Goal-Setting Boot Camp: A book review by Bob Morris

Goal-Setting Boot Camp: Getting from Where You Are to Where You Want to Be
Kevin Shulman
Sandler Training (September 2020)

How and why effective goal setting starts in the personal realm and moves outward from there

The title of one of Marshall Goldsmith’s more recent books suggests that “what got you here won’t get you there.” In fact, I am convinced that what you got you here won’t even allow you to remain here, much less get you there…however “here” and “there” are defined. I agree with Kevin Shulman that smart companies have effective goal setting at all levels and in all areas of the given enterprise, and, that it “starts in the personal realm and moves outward from there.” This “deceptively simple idea” drives individual as well as organizational success.

It is no coincidence that companies annually ranked among those most highly admired and best toi work for are also ranked among those most profitable, with the greatest cap value in their industry segment. However different they may be in most other respects, all of them a workplace culture within which personal growth and professional development are most likely to thrive

Shulman suggests a program within a three-day framework, and includes a “bonus” fourth day for sales professionals and business (development) leaders. Some who read this book may need more time but presumably Shulman agrees with me that doing it effectively is the objective, however long it may take.

The term “boot camp” refers to mastering basics.
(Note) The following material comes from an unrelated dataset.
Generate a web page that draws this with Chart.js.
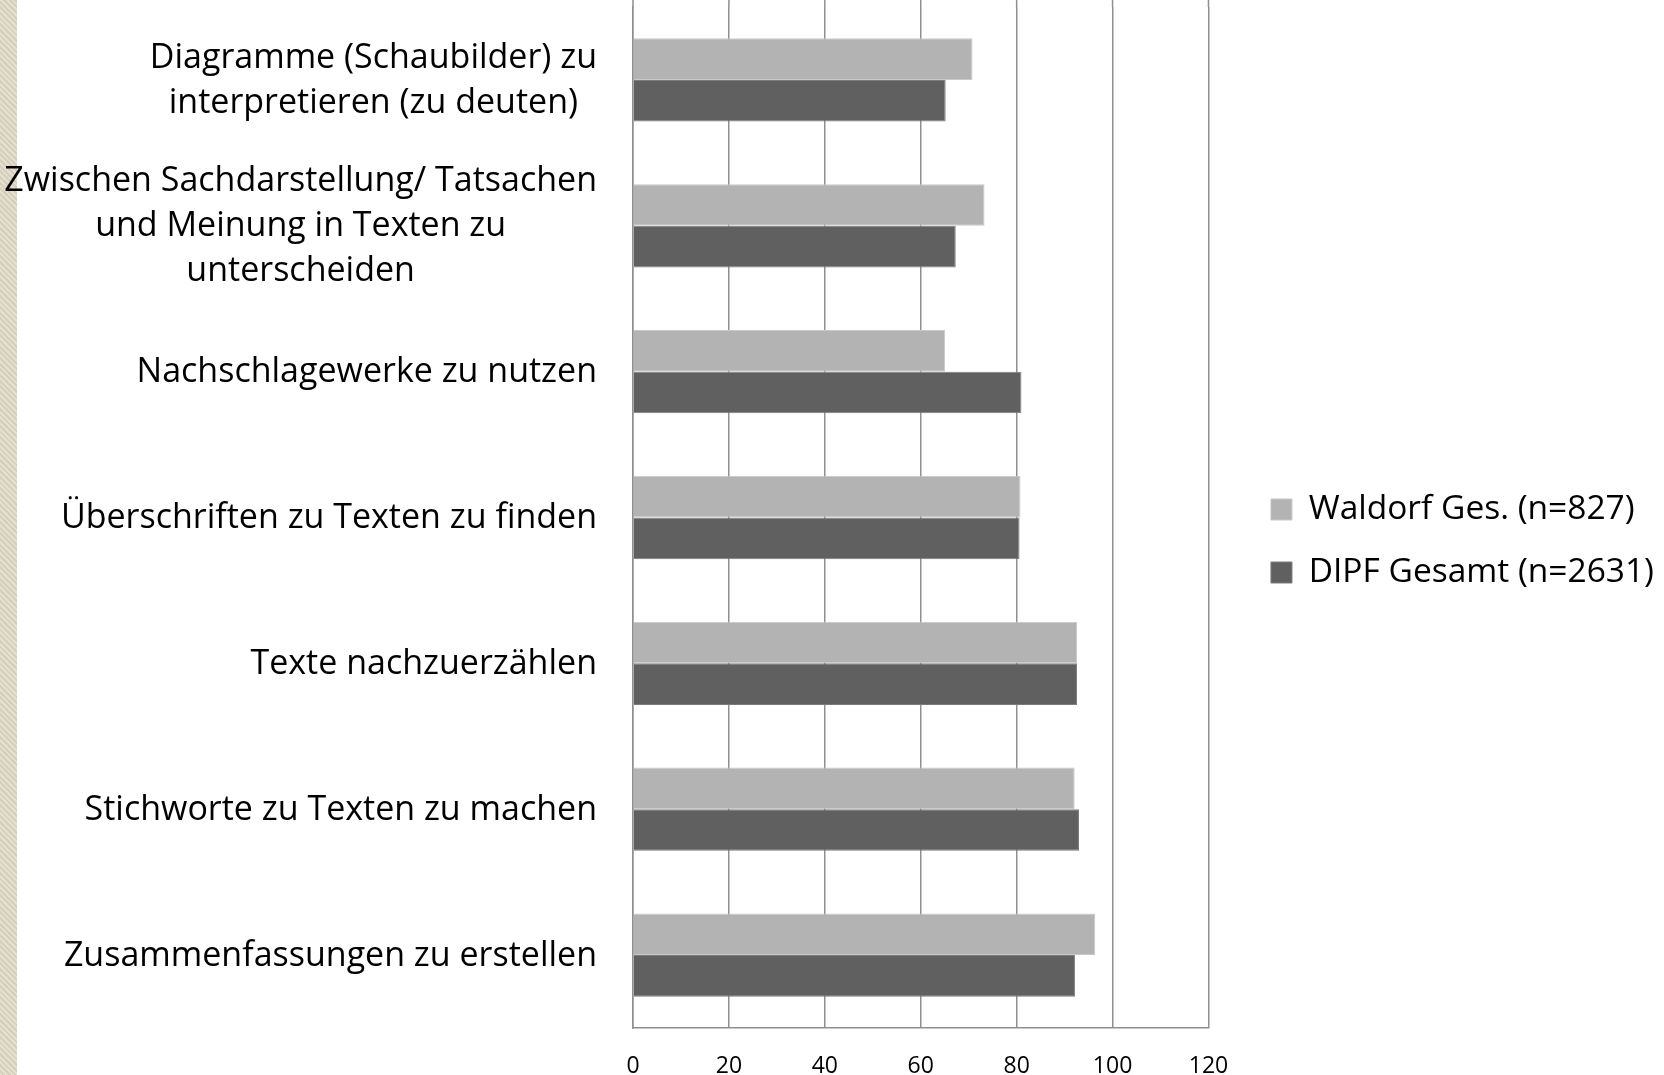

That is true of the training one of our sons received during his first three months with the U.S. Marine Corps and also of countless hours of deep, deliberate practice required to achieve peak performance. (See Anders Ericsson’s Peak: Secrets from the New Science of Expertise (2017). This book thoroughly, rigorously covers all the basics.

I commend Kevin Shulman on the pragmatic nature of his insights and counsel. However, their ultimate value will be determined by how effectively each reader applies them.

That said, with all due respect to the importance of having a compelling vision, Thomas Edison offers this reminder: “Vision without execution is hallucination.”